As the period drew nigh for the November election [1836] to replace the retiring third of the council, the religious zeal of the town burned higher. To the imagination of frightened Protestants, the Conservatives presented themselves in the reassuring role of ” Defenders of the Faith.” They played the part so well that seven Tories replaced seven of the sixteen Liberal councillors who had retired.

Matters had now reached such a pitch that, at the next meeting of the board, Mr. Birch moved that the schools be discontinued, the property sold, and the Corporation trouble itself no more with the question of education. The proposition was so unexpected that the debate upon the motion was adjourned for a fortnight.

When the day for the debate arrived, the Educational Committee were ready to meet their opponents. In long and able speeches, Mr. Rathbone and Mr. Blackburn met and refuted every objection. They sketched the history of the mixed system of education, showed its essential fitness to the requirements of Liverpool, where the number of Catholics and Dissenters rendered the question of education as knotty to solve as the Government had found it to be in Ireland. They described the difficulties they had already surmounted, and earnestly pleaded that no change should be introduced into the committee’s plans until fair time for trial had been allowed it. Mr. Walmsley also spoke. He made no attempt to refute the quibbling assertions advanced against the system, but he went straight to the heart of the subject, to the humanity and justice that were the very core of it. This was no political or party question, but one in the decision of which the moral training and future welfare of a number of children were involved. He showed that one thousand three hundred children were daily taught in the schools ; if the majority were Catholics, it proved only their greater need of schools. ” The result of giving them up,” he said, ” would be to give up to vice and ignorance children whose hopes we have raised towards better things. It has truly been said that ‘ he who retards the progress of intellect countenances crime, and is to the State the greatest criminal.’ ”

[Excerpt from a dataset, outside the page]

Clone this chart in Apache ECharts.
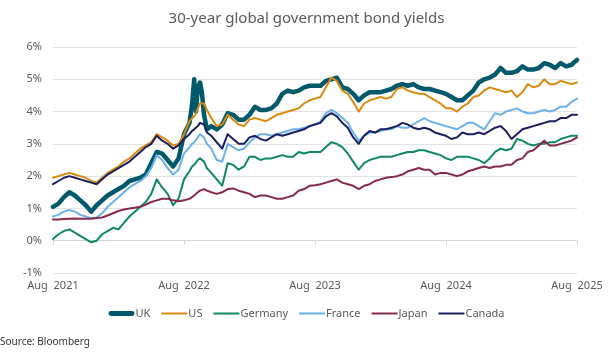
<!DOCTYPE html>
<html>
<head>
<meta charset="utf-8">
<title>30-year global government bond yields</title>
<script src="https://cdn.jsdelivr.net/npm/echarts@6/dist/echarts.min.js"></script>
<style>
  html, body { margin: 0; padding: 0; background: #fff; }
  #chart { width: 613px; height: 353px; }
</style>
</head>
<body>
<div id="chart"></div>
<script>
// observation dates (roughly twice a month, denser around the Sep 2022 gilt spike)
const dates = [
  '2021-08-01','2021-08-16','2021-09-01','2021-09-16','2021-10-01','2021-10-16','2021-11-01','2021-11-16','2021-12-01','2021-12-16',
  '2022-01-01','2022-01-16','2022-02-01','2022-02-16','2022-03-01','2022-03-16','2022-04-01','2022-04-16','2022-05-01','2022-05-16',
  '2022-06-01','2022-06-16','2022-07-01','2022-07-16','2022-08-01',
  '2022-08-16','2022-08-23','2022-08-29','2022-09-04','2022-09-09','2022-09-15','2022-09-20','2022-09-26','2022-10-04',
  '2022-10-16','2022-11-01','2022-11-16','2022-12-01','2022-12-16',
  '2023-01-01','2023-01-16','2023-02-01','2023-02-16','2023-03-01','2023-03-16','2023-04-01','2023-04-16','2023-05-01','2023-05-16',
  '2023-06-01','2023-06-16','2023-07-01','2023-07-16','2023-08-01','2023-08-16','2023-09-01','2023-09-16','2023-10-01','2023-10-16',
  '2023-11-01','2023-11-16','2023-12-01','2023-12-16',
  '2024-01-01','2024-01-16','2024-02-01','2024-02-16','2024-03-01','2024-03-16','2024-04-01','2024-04-16','2024-05-01','2024-05-16',
  '2024-06-01','2024-06-16','2024-07-01','2024-07-16','2024-08-01','2024-08-16','2024-09-01','2024-09-16','2024-10-01','2024-10-16',
  '2024-11-01','2024-11-16','2024-12-01','2024-12-16',
  '2025-01-01','2025-01-16','2025-02-01','2025-02-16','2025-03-01','2025-03-16','2025-04-01','2025-04-16','2025-05-01','2025-05-16',
  '2025-06-01','2025-06-16','2025-07-01','2025-07-16','2025-08-01'
]

const uk = [
  1.05, 1.15, 1.35, 1.5, 1.4, 1.25, 1.1, 0.9, 1.1, 1.25, 1.4, 1.5, 1.6, 1.7, 1.85, 1.9, 1.95, 2.05, 2.4, 2.75, 2.7, 2.5, 2.3, 2.55, 3.3,
  3.65, 4.2, 5.0, 4.0, 4.75, 4.9, 4.6, 3.9, 3.45,
  3.55, 3.45, 3.6, 3.95, 3.9, 3.75, 3.75, 3.9, 4.15, 4.05, 4.05, 4.1, 4.25, 4.55, 4.65, 4.6, 4.65, 4.75, 4.8, 4.8,
  4.8, 4.95, 5.0, 5.05, 4.75, 4.7, 4.55, 4.35, 4.5, 4.6, 4.6, 4.6, 4.65, 4.7, 4.8, 4.85, 4.8, 4.85, 4.75, 4.7, 4.7, 4.65, 4.6, 4.55,
  4.45, 4.35, 4.35, 4.5, 4.65, 4.9, 5.0, 5.05, 5.15, 5.35, 5.2, 5.2, 5.25, 5.4, 5.3, 5.3, 5.35, 5.5, 5.45, 5.35, 5.5, 5.4, 5.45, 5.6
]
const us = [
  1.95, 2.0, 2.05, 2.1, 2.05, 2.0, 1.95, 1.85, 1.8, 1.95, 2.1, 2.2, 2.3, 2.45, 2.55, 2.7, 2.85, 2.95, 3.05, 3.3, 3.2, 3.1, 2.95, 3.0, 3.3,
  3.7, 3.8, 3.85, 3.95, 4.1, 4.25, 4.3, 4.25, 4.05,
  3.8, 3.55, 3.6, 3.9, 3.75, 3.6, 3.55, 3.75, 3.8, 3.75, 3.7, 3.8, 3.9, 3.95, 4.0, 4.05, 4.1, 4.25, 4.35, 4.4,
  4.45, 4.75, 5.05, 4.95, 4.65, 4.55, 4.3, 4.0, 4.25, 4.35, 4.4, 4.45, 4.4, 4.45, 4.7, 4.75, 4.65, 4.6, 4.55, 4.55, 4.45, 4.35, 4.25, 4.1,
  4.1, 4.0, 4.15, 4.25, 4.45, 4.5, 4.65, 4.75, 4.7, 4.65, 4.6, 4.65, 4.45, 4.6, 4.85, 4.75, 4.8, 5.0, 4.85, 4.85, 4.95, 4.9, 4.85, 4.9
]
const germany = [
  0.05, 0.2, 0.3, 0.35, 0.25, 0.15, 0.05, -0.05, 0.0, 0.2, 0.3, 0.4, 0.35, 0.55, 0.75, 0.9, 1.05, 1.2, 1.45, 1.9, 1.65, 1.45, 1.1, 1.3, 1.9,
  2.15, 2.3, 2.35, 2.4, 2.5, 2.55, 2.55, 2.45, 2.25,
  2.1, 1.9, 1.7, 2.4, 2.35, 2.2, 2.3, 2.6, 2.6, 2.5, 2.55, 2.55, 2.6, 2.65, 2.6, 2.6, 2.75, 2.7, 2.75, 2.75,
  2.75, 2.9, 3.05, 3.0, 2.9, 2.7, 2.45, 2.2, 2.4, 2.5, 2.55, 2.6, 2.6, 2.6, 2.65, 2.7, 2.75, 2.75, 2.8, 2.8, 2.75, 2.7, 2.65, 2.55,
  2.5, 2.6, 2.6, 2.6, 2.55, 2.5, 2.4, 2.55, 2.75, 2.85, 2.8, 2.85, 3.15, 3.1, 3.0, 2.95, 3.0, 3.0, 3.05, 3.05, 3.15, 3.2, 3.25, 3.25
]
const france = [
  0.75, 0.8, 0.9, 0.95, 0.9, 0.8, 0.75, 0.7, 0.72, 0.85, 1.05, 1.2, 1.35, 1.5, 1.65, 1.75, 1.85, 2.0, 2.25, 2.65, 2.5, 2.25, 2.05, 2.2, 2.7,
  2.9, 3.0, 3.05, 3.1, 3.2, 3.3, 3.3, 3.2, 3.0,
  2.85, 2.5, 2.45, 3.0, 2.9, 2.8, 2.85, 3.05, 3.2, 3.3, 3.3, 3.25, 3.3, 3.35, 3.4, 3.45, 3.45, 3.5, 3.55, 3.6,
  3.7, 3.95, 4.05, 3.95, 3.8, 3.65, 3.35, 3.1, 3.25, 3.35, 3.35, 3.4, 3.45, 3.45, 3.55, 3.5, 3.5, 3.6, 3.7, 3.8, 3.7, 3.65, 3.6, 3.55,
  3.5, 3.45, 3.55, 3.65, 3.65, 3.55, 3.45, 3.7, 3.95, 3.9, 4.0, 4.05, 4.1, 4.0, 3.95, 3.95, 4.0, 4.05, 4.0, 4.05, 4.15, 4.15, 4.3, 4.4
]
const japan = [
  0.66, 0.66, 0.67, 0.68, 0.69, 0.68, 0.68, 0.68, 0.7, 0.72, 0.78, 0.85, 0.92, 0.97, 1.0, 1.02, 1.05, 1.12, 1.2, 1.25, 1.3, 1.3, 1.25, 1.22, 1.25,
  1.3, 1.35, 1.4, 1.45, 1.5, 1.55, 1.6, 1.6, 1.55,
  1.5, 1.45, 1.5, 1.6, 1.62, 1.55, 1.5, 1.45, 1.35, 1.4, 1.4, 1.35, 1.3, 1.3, 1.35, 1.4, 1.55, 1.6, 1.7, 1.72,
  1.75, 1.8, 1.85, 1.9, 1.8, 1.75, 1.7, 1.6, 1.7, 1.75, 1.85, 1.9, 1.95, 1.97, 2.0, 2.05, 2.15, 2.2, 2.25, 2.2, 2.2, 2.05, 2.1, 2.1,
  2.05, 2.0, 2.05, 2.15, 2.2, 2.25, 2.3, 2.25, 2.3, 2.3, 2.35, 2.35, 2.5, 2.55, 2.75, 2.8, 2.95, 3.1, 2.95, 2.95, 3.0, 3.05, 3.1, 3.2
]
const canada = [
  1.75, 1.85, 1.95, 2.0, 1.95, 1.9, 1.85, 1.8, 1.75, 1.9, 2.05, 2.15, 2.25, 2.35, 2.45, 2.6, 2.75, 2.9, 3.0, 3.25, 3.1, 3.0, 2.85, 2.95, 3.15,
  3.3, 3.4, 3.45, 3.4, 3.55, 3.65, 3.7, 3.6, 3.35,
  3.25, 3.05, 2.85, 3.3, 3.15, 3.0, 3.0, 3.2, 3.25, 3.15, 3.1, 3.2, 3.3, 3.25, 3.3, 3.35, 3.4, 3.45, 3.55, 3.6,
  3.65, 3.85, 3.95, 3.85, 3.65, 3.5, 3.2, 3.0, 3.25, 3.4, 3.35, 3.45, 3.45, 3.5, 3.55, 3.65, 3.6, 3.5, 3.45, 3.5, 3.45, 3.35, 3.3, 3.25,
  3.15, 3.2, 3.35, 3.3, 3.3, 3.35, 3.3, 3.4, 3.5, 3.55, 3.4, 3.15, 3.3, 3.45, 3.5, 3.55, 3.6, 3.65, 3.7, 3.7, 3.8, 3.8, 3.9, 3.9
]

const xTickLabels = ['Aug  2021', 'Aug  2022', 'Aug  2023', 'Aug  2024', 'Aug  2025']

// months elapsed since 1 Aug 2021, used as the x value
function monthsSince(d) {
  const [y, m, day] = d.split('-').map(Number)
  return (y - 2021) * 12 + (m - 8) + (day - 1) / 30
}
const xs = dates.map(monthsSince)
const pairs = vals => vals.map((v, i) => [xs[i], v])

const textColor = '#595959'
const gridColor = '#e3e3e3'

const seriesDefs = [
  { name: 'UK', data: uk, color: '#00586b', width: 4.5 },
  { name: 'US', data: us, color: '#d98a0f', width: 2 },
  { name: 'Germany', data: germany, color: '#0e8a5c', width: 2 },
  { name: 'France', data: france, color: '#6eb0ea', width: 2 },
  { name: 'Japan', data: japan, color: '#86294a', width: 2 },
  { name: 'Canada', data: canada, color: '#1b1f5e', width: 2 }
]

// flat bar icons for the legend, thicker for UK
const thickIcon = 'path://M2,0H24A2.5,2.5 0 0 1 24,5H2A2.5,2.5 0 0 1 2,0Z'
const thinIcon = 'path://M0,0H26V2H0Z'

const chart = echarts.init(document.getElementById('chart'))
chart.setOption({
  animation: false,
  textStyle: { fontFamily: 'Noto Sans' },
  title: {
    text: '30-year global government bond yields',
    left: 'center',
    top: 6,
    textStyle: { fontSize: 15, fontWeight: 'normal', color: textColor }
  },
  legend: {
    top: 303,
    left: 'center',
    itemWidth: 26,
    itemHeight: 5,
    itemGap: 11,
    textStyle: { fontSize: 11, color: textColor, padding: [0, 0, 0, -4] },
    data: seriesDefs.map(s => ({
      name: s.name,
      icon: s.width > 3 ? thickIcon : thinIcon,
      itemStyle: { color: s.color }
    }))
  },
  graphic: [{
    type: 'text',
    left: 0,
    top: 337,
    style: { text: 'Source: Bloomberg', fontSize: 10, fill: '#333', fontFamily: 'Noto Sans' }
  }],
  grid: { left: 53, right: 36, top: 47, bottom: 80 },
  xAxis: [
    {
      // axis line sitting on 0%, with small ticks
      type: 'value',
      min: 0,
      max: 48,
      interval: 12,
      axisLine: { onZero: true, lineStyle: { color: '#d4d4d4' } },
      axisTick: { show: true, length: 4, inside: false, lineStyle: { color: '#d4d4d4' } },
      axisLabel: { show: false },
      splitLine: { show: false }
    },
    {
      // labels along the bottom
      type: 'value',
      position: 'bottom',
      min: 0,
      max: 48,
      interval: 12,
      axisLine: { onZero: false, show: false },
      axisTick: { show: false },
      axisLabel: {
        color: textColor,
        fontSize: 11,
        margin: 7,
        formatter: v => xTickLabels[Math.round(v / 12)]
      },
      splitLine: { show: false }
    }
  ],
  yAxis: {
    type: 'value',
    min: -1,
    max: 6,
    interval: 1,
    axisLine: { show: false },
    axisTick: { show: false },
    axisLabel: { color: textColor, fontSize: 11, margin: 11, formatter: '{value}%' },
    splitLine: { lineStyle: { color: gridColor, width: 1 } }
  },
  series: seriesDefs.map(s => ({
    name: s.name,
    type: 'line',
    xAxisIndex: 0,
    data: pairs(s.data),
    symbol: 'none',
    color: s.color,
    lineStyle: { width: s.width, color: s.color, cap: 'round', join: 'round' }
  }))
})
</script>
</body>
</html>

By a large majority of votes, the council decreed that the mixed system should be continued in the schools.

In the month of August, 1837, Mr. Wilderspin, to whom the committee had entrusted their arrangement and organisation, announced that his work was finished. Before retiring, he wished an examination to take place of all the scholars. Clergymen attended to put the little Protestants through a sifting and trying ordeal. The result of this trial will be best expressed in an extract from a letter of the Rev. J. Carruthers.

” The examination proves that the teaching given is not of a secular kind, but on the contrary embraces an amount of instruction far exceeding what is usual in either public or private seminaries. The Bible is not excluded, is not a sealed book. The amount and accuracy of Biblical knowledge possessed is astonishing.”

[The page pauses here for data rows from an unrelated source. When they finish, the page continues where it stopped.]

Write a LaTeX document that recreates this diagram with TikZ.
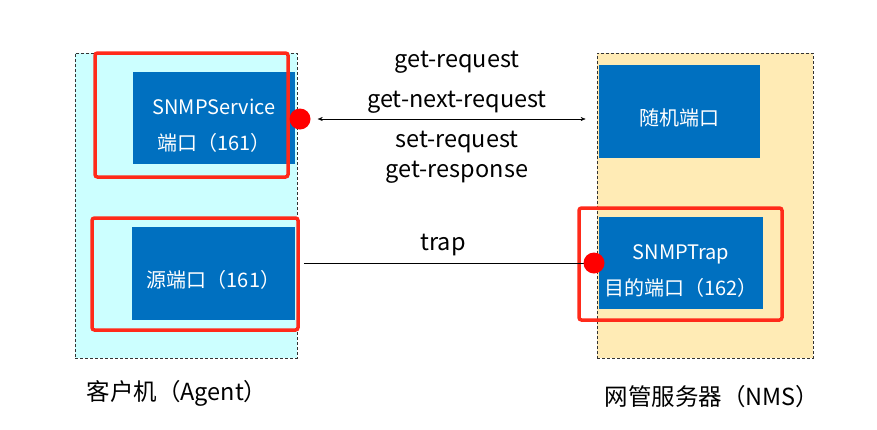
\documentclass[tikz,border=0pt]{standalone}
\usepackage{fontspec}
\setmainfont{Noto Sans CJK SC}
\usepackage{tikz}
\usetikzlibrary{arrows.meta,positioning}
\definecolor{agentfill}{HTML}{CCFFFF}
\definecolor{nmsfill}{HTML}{FFEBB5}
\definecolor{portblue}{HTML}{0070C0}
\definecolor{markred}{HTML}{FF2A1A}
\newcommand{\lift}{\rule{0pt}{30pt}}

\begin{document}
\begin{tikzpicture}[x=1pt,y=-1pt]

\tikzstyle{host}=[draw=black!80, line width=0.8pt, dash pattern=on 3pt off 2pt,
                  inner sep=0pt]
\tikzstyle{port}=[fill=portblue, text=white, align=center, inner sep=0pt,
                  font=\fontsize{20}{36}\selectfont]
\tikzstyle{frame}=[draw=markred, line width=3.5pt, rounded corners=2.5pt, inner sep=0pt]
\tikzstyle{dot}=[circle, fill=red, minimum size=21pt, inner sep=0pt]
\tikzstyle{msg}=[font=\fontsize{23.5}{28}\selectfont, inner sep=1pt]

\useasboundingbox (0,0) rectangle (877,429);

% hosts
\node[host, fill=agentfill, minimum width=222pt, minimum height=305pt] (agent) at (186,205.5) {};
\node[host, fill=nmsfill, minimum width=216pt, minimum height=305pt] (nms) at (705,205.5) {};

% ports
\node[port, minimum width=162pt, minimum height=92pt] (service) at (214,118) {\lift SNMPService\\端口（161）};
\node[port, minimum width=163pt, minimum height=93pt] (srcport) at (213.5,273.5) {\lift 源端口（161）};
\node[port, minimum width=161pt, minimum height=93pt] (randport) at (679.5,111.5) {\lift 随机端口};
\node[port, minimum width=164pt, minimum height=92pt] (trapport) at (681,263) {\lift SNMPTrap\\目的端口（162）};

% red marks
\node[frame, minimum width=193pt, minimum height=124pt] (frame1) at (191.5,115) {};
\node[frame, minimum width=206pt, minimum height=112pt] (frame2) at (195,274) {};
\node[frame, minimum width=203pt, minimum height=112pt] (frame3) at (680.5,264) {};
\node[dot] (dot1) at (300,119) {};
\coordinate (trapend) at (594,263);

% messages
\draw[{Stealth[length=5pt,width=4pt]}-{Stealth[length=5pt,width=4pt]}, shorten <=7pt, shorten >=11pt]
  (dot1.east) -- (dot1 -| nms.west);
\draw[line width=0.8pt, shorten <=4pt] (frame2.east |- trapend) -- (trapend);
\node[dot] (dot2) at (trapend) {};

\foreach \t/\y in {get-request/62,get-next-request/102,set-request/142,get-response/172}{\node[msg] (\t) at (457,\y) {\t};}
\node[msg] (trap) at (443,245) {trap};

% hosts names
\node[msg] (agentname) at (177,393) {客户机（Agent）};
\node[msg] (nmsname) at (712,397) {网管服务器（NMS）};

\end{tikzpicture}
\end{document}
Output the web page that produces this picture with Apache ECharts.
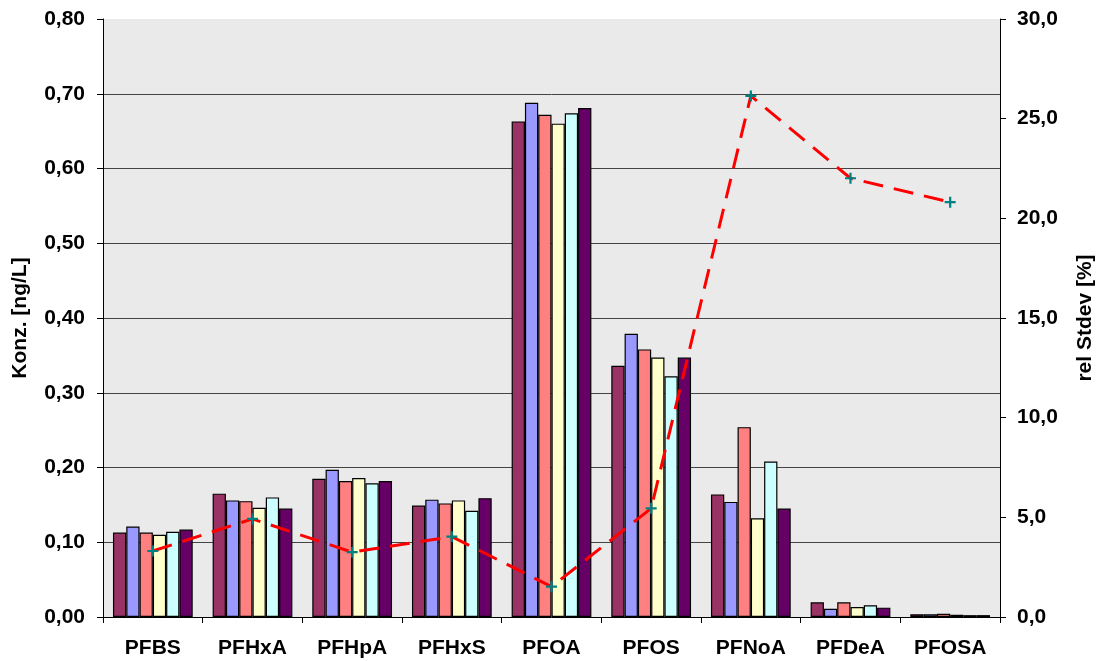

Thus the children silenced by their answers the cry raised against the mutilation of the Scriptures. The innocent replies proved better than could the ablest defence, in what spirit the Educational Committee had worked, and in what spirit their enemies had judged their efforts.

Before separating, the audience who had been present, and who for the most part had come to criticise, united in passing a vote of thanks and congratulation to the Educational Committee for the work they had done, and for the excellent state of the schools.

We have dwelt at some length on this attempt of the council to establish a free and religious scheme of education in Liverpool, for it was destined to prove the rock ahead on which Liberalism was to split.